À condensação do fluido perispirítico nas aparições,
indo mesmo até à tangibilidade, faltam as propriedades da
matéria ordinária: se tal não se desse, as aparições seriam
perceptíveis pelos olhos do corpo e, então, todas as pessoas
presentes as perceberiam.*
* Devem acolher-se com extrema reserva as narrativas de aparições
puramente individuais que, em certos casos, poderiam não passar
de efeito de uma imaginação sobreexcitada e, porventura, de uma
invenção com fins interesseiros. Convém, pois, levar em conta, muito
escrupulosamente, as circunstâncias, a honradez da pessoa, assim
como o interesse que ela possa ter em abusar da credulidade
de indivíduos excessivamente confiantes.
39. Podendo o Espírito operar transformações na contextura
do seu envoltório perispirítico e irradiando-se esse envoltório em torno do corpo qual atmosfera fluídica, pode produzir-se
na superfície mesma do corpo um fenômeno análogo
ao das aparições. Pode a imagem real do corpo apagar-se
mais ou menos completamente, sob a camada fluídica, e
assumir outra aparência; ou, então, vistos através da camada
fluídica modificada, os traços primitivos podem tomar
outra expressão. Se, saindo do terra-a-terra, o Espírito
encarnado se identifica com as coisas do mundo espiritual,
pode a expressão de um semblante feio tornar-se bela, radiosa
e até luminosa; se, ao contrário, o Espírito é presa de
paixões más, um semblante belo pode tomar um aspecto
horrendo.
Assim se operam as transfigurações, que refletem sempre
qualidades e sentimentos predominantes no Espírito.

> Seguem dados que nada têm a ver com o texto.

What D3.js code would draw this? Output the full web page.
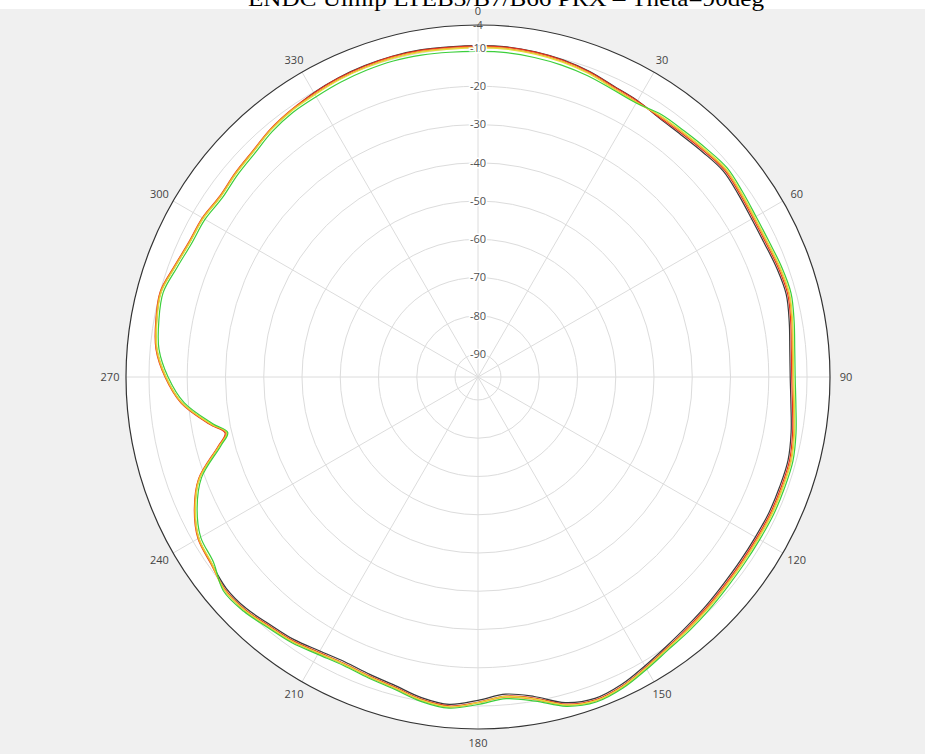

O fenômeno resulta, portanto, de uma transformação
fluídica; é uma espécie de aparição perispirítica, que se produz
sobre o próprio corpo do vivo e, algumas vezes, no
momento da morte, em lugar de se produzir ao longe, como
nas aparições propriamente ditas. O que distingue as aparições
desse gênero é o serem, geralmente, perceptíveis por
todos os assistentes e com os olhos do corpo, precisamente
por se basearem na matéria carnal visível, ao passo que, nas
aparições puramente fluídicas, não há matéria tangível.*
* Exemplo e teoria da transfiguração: Revue spirite, março de 1859,
pág. 62. —
O Livro dos Médiuns, 2.a Parte, cap. VII.